The youth play important roles in trusts

Every family’s circumstances are different. And so is their estate planning; or should it be. Some parents create trusts only to provide for minor children in the event of their death; others create trusts to protect the families’ wealth against spendthrift children; others attempt to leave nest eggs for their children; others may accumulate substantial wealth in trusts for generations to come; and so on. A trust can also be created in terms of a court order (court order trust) – such as a divorce order where a trust is registered for the maintenance of children. The youth play important roles in trusts, which are often overlooked during the (supposedly ongoing) estate planning process.
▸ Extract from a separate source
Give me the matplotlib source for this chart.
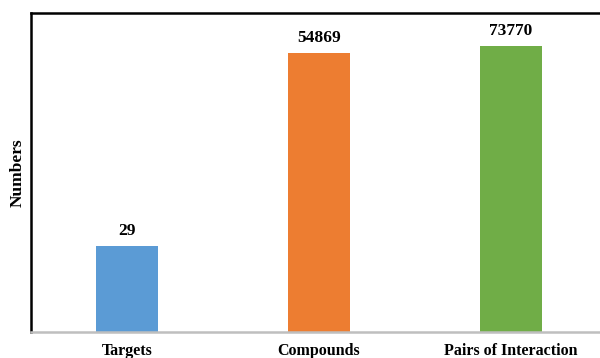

Few people know that the estate planner can (and should) craft the trust deed in such a way to make specific provision for the purpose of the trust, including specific instructions and guidance to the trustees relating to who is to benefit, when beneficiaries could benefit, how they could benefit, what say they may have in the trust, whether they should become trustees at some point, etc.
 
Testamentary trusts versus inter vivos trusts
When one does estate planning, one of the decisions is whether one should create a testamentary trust (which will only be created upon your death), or whether one should consider registering a trust during one’s lifetime and actively growing assets in the trust during one’s lifetime for the benefit of one or more future generations. This decision should be driven by your estate planning goals as well as your unique circumstances.
 
Complex families
A trust provides assistance for those tricky situations where people marry for a second or third time, and there are children from the previous marriage(s). A significant concern is that if the one party bequeaths their estate to the new spouse, then this spouse may disinherit the first dying’s children to benefit their own children instead. A trust often provides a workable solution to this potential problem so that the current spouse can still enjoy the quality of life that they have become accustomed to, while the capital is protected for the first dying’s children. This is done by defining the spouse as the income beneficiary only and the children as both income and capital beneficiaries. In this case, a trust should be registered for each spouse (and their family) to make this arrangement work on a practical level.
 
The youth as beneficiaries
The child(ren) and further descendants of the founder are (most of the times) included as beneficiaries of typical family trusts. Distributions are often made to capitalise on the tax advantages of utilising the conduit principle to push the related tax liability to beneficiaries who may not yet pay tax – typically the youth. These distributions are often not paid out to the beneficiaries, as the sole purpose was the saving of tax. Estate planners and trustees should be mindful that once distributions are made to beneficiaries, such amounts or assets vest in those beneficiaries. Those amounts remain payable to the relevant beneficiaries. Upon their death, it would fall into their estates. Without a will, the beneficiary will die intestate, resulting in monies potentially landing up in the hands of unintended persons. Be mindful that a person can only have a will once they reach the age of sixteen, so all unpaid distributions made to minor children below the age of sixteen will automatically be dealt with in terms of the intestate succession rules. The trustees will have no say as to who should receive such amounts claimed by the executor upon the death of the minor. Depending on the family circumstances, given often complicated families, these rights to distributions may end up in unintended hands. It is therefore wise to, as soon as beneficiaries reach the age of sixteen, draft a will for them. Care should be taken to make (unpaid) distributions to minors below the age of sixteen, just to save tax.
 
The youth as future trustees
Proper estate planning should include decisions of the estate planner about the future decision-makers of the trust (the trustees), typically after their death. This is a decision that is often overlooked. Trust deeds can be (and should be) tailored to make provision for follow-up trustees, especially for future generations. In most instances, the estate planner desires for their child(ren) to become their follow-up trustees. If the children are still under the age of eighteen (and cannot become trustees upon the estate planner’s death until they reach the age of eighteen), provision can be made in the trust deed for the nomination of a placeholder trustee in the will of the estate planner until such time as the child(ren) reach(es) the age of eighteen. If the child(ren) is(are) already eighteen, provision can be made in the trust deed for the estate planner to nominate one or more of their children in their will.   
 
Conclusion
Neglect of generational succession considerations often lead to hardship and unintended consequences, which may undo estate planning objectives of the estate planner. That can be avoided through proper (ongoing) estate planning with the help of a professional fiduciary practitioner.